Following the ribbon cutting by Jimmie McCamic, current chair of the OCPL Board of Trustees, guests were invited to attend a program in the library’s auditorium. Marc Harshman, West Virginia poet laureate, shared his memories of the library in his Illinois hometown, saying, “I was lucky to be raised on books and stories. Without my hometown library, I would not be the man I am today or the poet laureate of this state.” He recited two reading-inspired poems: “There Is No Frigate Like a Book” by Emily Dickinson and “In the Library” by Charles Simic.

Following Harshman’s remarks, McCamic reflected on the importance of the library in the past, present and future, and praised board members for their hard work and dedication.

Secretary-Treasurer Greg Marquart described the many renovations completed in the past year. The exterior of the library was cleaned and repaired, including the roof, but the interior of the library received the most improvements, including updated and more accessible restrooms, energy-efficient windows, new ceilings and lighting throughout the building, updated computer servers and cables, and overhauled heating and cooling systems.

The bright, modern lights above the circulation desk are the most noticeable results of the recent renovations. (Photo by Christina Fisanick)

After a remembrance of the 1973 dedication by Hess, West Liberty University Professor Jean Bailey, daughter of late board member Thomas A. E. Stephan, recounted her father’s love of the library and his years of service both as a board member and chair.

Rabbi Joshua Lief gave the prayer of dedication, and Dr.  Julian delivered a brief history of the library. His lecture included information about the struggles and triumphs that the library has faced in its 135-year history and applauded OCPL for being “the finest library in the state of West Virginia.”

Eleven people and two organizations were presented with the OCPL’s inaugural “Library Legend” award for dedication to the library. In addition to Harshman, Linda Comins, Richard Morriale, Kate Quinn, Peg Brennan, Beatrice Ann Thomas, Dr. David Javersak, Thomas A. E. Stephan, Ted Hess Jr., the Honorable Frederick P. Stamp and Joan Stamp, and George and Janice Seibert were honored for their extraordinary contributions to the OCPL. Wheeling Heritage and Wheeling Area Genealogical Society (WAGS) were also recognized for outstanding supporting the library and its patrons.

West Virginia Poet Laureate Marc Harshman reflects on his early love of libraries. (Photo by Christina Fisanick)

Father Jeremiah McSweeney gave the benediction, and the ceremony came to a close with the reading of an original poem by Wheeling poet, Bonnie Thurston.
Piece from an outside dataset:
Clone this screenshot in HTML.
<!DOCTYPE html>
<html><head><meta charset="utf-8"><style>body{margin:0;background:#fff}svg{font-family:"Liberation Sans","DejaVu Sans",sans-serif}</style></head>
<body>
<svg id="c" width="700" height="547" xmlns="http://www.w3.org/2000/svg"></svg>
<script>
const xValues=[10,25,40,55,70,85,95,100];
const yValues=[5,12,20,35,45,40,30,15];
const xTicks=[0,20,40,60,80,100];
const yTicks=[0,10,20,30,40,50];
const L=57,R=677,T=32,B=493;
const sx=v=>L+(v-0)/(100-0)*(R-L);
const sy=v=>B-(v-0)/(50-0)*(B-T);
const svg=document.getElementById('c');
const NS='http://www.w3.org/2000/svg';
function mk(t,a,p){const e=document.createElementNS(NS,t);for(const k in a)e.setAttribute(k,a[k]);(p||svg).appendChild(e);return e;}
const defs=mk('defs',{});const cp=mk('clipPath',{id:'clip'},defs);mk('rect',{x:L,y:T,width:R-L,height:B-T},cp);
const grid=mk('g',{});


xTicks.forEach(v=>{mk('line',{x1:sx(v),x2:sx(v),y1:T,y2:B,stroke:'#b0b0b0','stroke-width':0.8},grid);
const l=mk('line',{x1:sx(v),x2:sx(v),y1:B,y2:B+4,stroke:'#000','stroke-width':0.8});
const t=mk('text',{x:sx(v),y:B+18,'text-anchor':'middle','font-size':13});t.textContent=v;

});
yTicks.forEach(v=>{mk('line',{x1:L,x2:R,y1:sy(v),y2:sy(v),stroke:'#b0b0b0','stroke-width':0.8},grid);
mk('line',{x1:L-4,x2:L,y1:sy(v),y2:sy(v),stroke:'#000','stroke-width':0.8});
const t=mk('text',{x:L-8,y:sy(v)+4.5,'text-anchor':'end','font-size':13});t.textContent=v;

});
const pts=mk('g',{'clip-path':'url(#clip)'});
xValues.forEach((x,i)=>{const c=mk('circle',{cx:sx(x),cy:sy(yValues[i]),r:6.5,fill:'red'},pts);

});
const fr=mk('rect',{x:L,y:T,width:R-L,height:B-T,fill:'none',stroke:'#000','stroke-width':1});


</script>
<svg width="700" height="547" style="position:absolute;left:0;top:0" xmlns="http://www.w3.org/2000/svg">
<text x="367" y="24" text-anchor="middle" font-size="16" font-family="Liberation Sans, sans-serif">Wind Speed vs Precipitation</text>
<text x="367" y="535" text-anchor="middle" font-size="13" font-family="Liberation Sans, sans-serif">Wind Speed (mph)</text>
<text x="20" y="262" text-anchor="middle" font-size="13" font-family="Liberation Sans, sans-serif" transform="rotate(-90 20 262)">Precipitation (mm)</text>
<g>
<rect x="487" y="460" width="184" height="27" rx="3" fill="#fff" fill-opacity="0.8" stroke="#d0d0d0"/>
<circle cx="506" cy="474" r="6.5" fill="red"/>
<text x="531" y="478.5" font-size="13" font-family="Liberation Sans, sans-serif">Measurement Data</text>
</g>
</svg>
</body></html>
Similar to other speakers on this day, Thurston shared her love of libraries, referring to the scent of old books “as Chanel No. 5,” wishing that it was a real perfume that she could “daub all over her wrists.”
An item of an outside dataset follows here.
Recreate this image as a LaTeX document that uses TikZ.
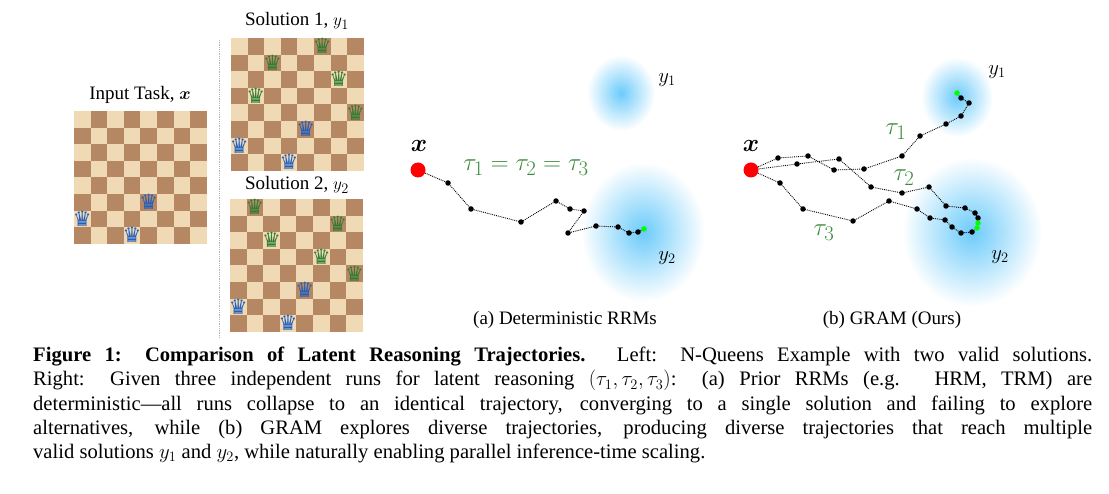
\documentclass[tikz,border=0pt]{standalone}
\usepackage{amsmath,bm}
\usepackage{fontspec}
\setmainfont{Liberation Serif}
\newfontfamily\symfont{DejaVu Sans}
\definecolor{lsq}{HTML}{F0D9B5}
\definecolor{dsq}{HTML}{B58863}
\definecolor{qblue}{HTML}{1F5FBF}
\definecolor{qgreen}{HTML}{2E7D32}
\definecolor{tgreen}{HTML}{3A8A3A}
\definecolor{blob}{HTML}{6CCBFA}
\tikzset{
  lbl/.style={font=\fontsize{19}{21}\selectfont, inner sep=0},
  ylbl/.style={font=\fontsize{22}{22}\selectfont, inner sep=0},
  xlbl/.style={font=\fontsize{28}{28}\selectfont, inner sep=0},
  subcap/.style={font=\fontsize{19}{21}\selectfont, inner sep=0},
  tau/.style={text=tgreen, font=\fontsize{30}{32}\selectfont, inner sep=0},
  pt/.style={circle, fill=black, inner sep=0, minimum size=5.5pt},
  gpt/.style={circle, fill=green, inner sep=0, minimum size=5.5pt},
  red/.style={circle, fill=red, inner sep=0, minimum size=15pt},
  traj/.style={densely dotted, line width=0.9pt},
  queen/.style={font=\symfont\fontsize{21}{21}\selectfont, inner sep=0},
}
\newcommand{\board}[3]{% x0,y0,name
  \foreach \r in {0,...,7}{\foreach \c in {0,...,7}{
    \pgfmathparse{mod(\r+\c,2)==0 ? "lsq" : "dsq"}
    \edef\col{\pgfmathresult}
    \fill[\col] ({#1+\c*16.6},{#2+\r*16.6}) rectangle ++(16.6,16.6);
  }}
  \coordinate (#3) at (#1,#2);
}
\newcommand{\queen}[5]{% x0,y0,row,col,color
  \node[queen, text=#5] at ({#1+#4*16.6+8.3},{#2+#3*16.6+8.0}) {♛};
}
\begin{document}
\begin{tikzpicture}[x=1pt,y=-1pt]
\useasboundingbox (0,0) rectangle (1109,494);
% boards
\board{74}{111}{b0}
\queen{74}{111}{5}{4}{qblue}\queen{74}{111}{6}{0}{qblue}\queen{74}{111}{7}{3}{qblue}
\board{231}{38}{b1}
\foreach \r/\c in {0/5,1/2,2/6,3/1,4/7}{\queen{231}{38}{\r}{\c}{qgreen}}
\foreach \r/\c in {5/4,6/0,7/3}{\queen{231}{38}{\r}{\c}{qblue}}
\board{230}{199}{b2}
\foreach \r/\c in {0/1,1/6,2/2,3/5,4/7}{\queen{230}{199}{\r}{\c}{qgreen}}
\foreach \r/\c in {5/4,6/0,7/3}{\queen{230}{199}{\r}{\c}{qblue}}
\node[lbl] (t0) at (140,95) {Input Task, $\bm{x}$};
\node[lbl] (t1) at (297,21) {Solution 1, $y_1$};
\node[lbl] (t2) at (297,185) {Solution 2, $y_2$};
\coordinate (s1) at (219,40); \coordinate (s2) at (219,338);
\draw[gray!60, densely dotted, line width=0.8pt] (s1) -- (s2);
% panel a blobs
\shade[inner color=blob, outer color=white] (621,93) ellipse (34 and 38);
\shade[inner color=blob, outer color=white] (643,232) ellipse (62 and 70);
\node[ylbl] (ay1) at (667,80) {$y_1$};
\node[ylbl] (ay2) at (667,258) {$y_2$};
\node[red] (ax) at (418,170) {};
\node[xlbl] (axl) at (419,146) {$\bm{x}$};
\node[tau] (atau) at (526,168) {$\tau_1=\tau_2=\tau_3$};
\draw[traj] (ax) -- (448,183) node[pt]{} -- (471,209) node[pt]{} -- (521,222) node[pt]{}
 -- (556,201) node[pt]{} -- (570,209) node[pt]{} -- (584,211) node[pt]{} -- (568,233) node[pt]{}
 -- (596,226) node[pt]{} -- (618,227) node[pt]{} -- (629,233) node[pt]{} -- (638,232) node[pt]{}
 -- (644,229) node[gpt] (ag) {};
\node[subcap] (capa) at (565,320) {(a) Deterministic RRMs};
% panel b blobs
\shade[inner color=blob, outer color=white] (957,97) ellipse (36 and 40);
\shade[inner color=blob, outer color=white] (972,232) ellipse (70 and 75);
\node[ylbl] (by1) at (997,72) {$y_1$};
\node[ylbl] (by2) at (1000,257) {$y_2$};
\node[red] (bx) at (751,170) {};
\node[xlbl] (bxl) at (751,146) {$\bm{x}$};
\draw[traj] (bx) -- (778,158) node[pt]{} -- (808,156) node[pt]{} -- (834,170) node[pt]{}
 -- (864,169) node[pt]{} -- (902,156) node[pt]{} -- (920,136) node[pt]{} -- (946,124) node[pt]{}
 -- (961,116) node[pt]{} -- (969,103) node[pt]{} -- (961,98) node[pt]{} -- (957,93) node[gpt] (pg) {};
\draw[traj] (bx) -- (797,164) node[pt]{} -- (839,159) node[pt]{} -- (871,187) node[pt]{}
 -- (902,193) node[pt]{} -- (929,187) node[pt]{} -- (946,206) node[pt]{} -- (965,208) node[pt]{}
 -- (975,213) node[pt]{} -- (978,218) node[pt]{} -- (978,223) node[gpt] (qg) {};
\draw[traj] (bx) -- (780,183) node[pt]{} -- (803,209) node[pt]{} -- (853,221) node[pt]{}
 -- (889,201) node[pt]{} -- (917,209) node[pt]{} -- (930,218) node[pt]{} -- (945,220) node[pt]{}
 -- (952,227) node[pt]{} -- (961,233) node[pt]{} -- (972,232) node[pt]{} -- (977,228) node[gpt] (rg) {};
\node[tau] (bt1) at (896,132) {$\tau_1$};
\node[tau] (bt2) at (904,178) {$\tau_2$};
\node[tau] (bt3) at (824,233) {$\tau_3$};
\node[subcap] (capb) at (892,320) {(b) GRAM (Ours)};
% caption
\node[anchor=north west, text width=1059pt, align=justify, inner sep=0,
  font=\fontsize{20.6}{24.2}\selectfont] (fig) at (33,347) {%
\textbf{Figure 1: Comparison of Latent Reasoning Trajectories.} Left: N-Queens Example with two valid solutions.\linebreak
Right: Given three independent runs for latent reasoning $(\tau_1,\tau_2,\tau_3)$: (a) Prior RRMs (e.g. HRM, TRM) are\linebreak
deterministic---all runs collapse to an identical trajectory, converging to a single solution and failing to explore\linebreak
alternatives, while (b) GRAM explores diverse trajectories, producing diverse trajectories that reach multiple\linebreak
valid solutions $y_1$ and $y_2$, while naturally enabling parallel inference-time scaling.};
\end{tikzpicture}
\end{document}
An Ongoing Community Celebration

The Grand “Re-opening” marked the beginning of the library’s annual OCPL week, “a week in which the library aims to increase public awareness of all the great resources available to the public at the Ohio County Public Library.” Running from May 19 through the 26, OCPL Week allows patrons to return overdue materials without paying fines. In addition to special displays, daily prizes and giveaways will be awarded throughout the week. Family Story Time will be held at 6:30 p.m. Monday, May 21, and Rebekah Karelis from Wheeling Heritage will present “Why Do Wheeling’s Old Places Matter?” at Lunch With Books at noon on May 22.

Finally, on Saturday, May 26, the library invites the public to celebrate the arrival of the Heinz History Center of Pittsburgh’s “We Can Do It! WWII” Traveling Exhibit. The day’s festivities will start at 1 p.m. in the library auditorium where Robert Stakeley, manager of the Heinz History Center Affiliates Program, will speak about the display, “Rosie the Riveter” will sing patriotic tunes, and an interfaith prayer of remembrance will be offered.
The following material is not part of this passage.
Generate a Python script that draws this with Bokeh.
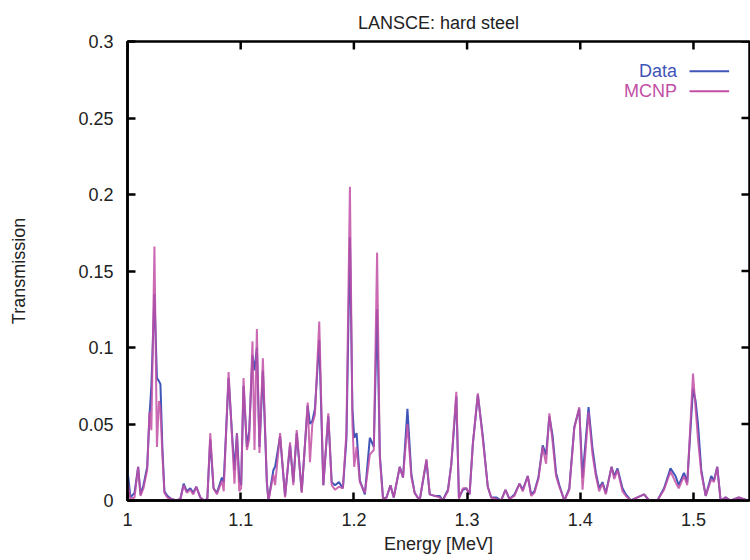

Exterior of the 16th Street entrance of the Ohio County Public Library, winter 2012. (Credit: Ohio County Public Library Archives)

Attending the library’s grand re-opening was important to me. Although I was born six months after the library first opened its doors on 16th Street, I have come to love it as much as my hometown library in Moundsville, among whose stacks I spent many hot summer days and frigid winter evenings. We had few books at home, so the library’s generous resources served as my gateway to other worlds. I took shelter from bullies in that library, and I learned to do research by the passionate librarians who bustled behind the circulation desk. A chatty child, the library became an oasis where even I had no trouble being quiet as I lost myself behind page and after page of words.

The Ohio County Public Library was the first library my son visited when he was old enough to walk. Even our impressive home library is no match for the wealth of materials at the OCPL. One of my favorite memories with him is of us sitting together at a library table giggling at picture books. Like me, my son loves to read, and he loves the Ohio County Public Library.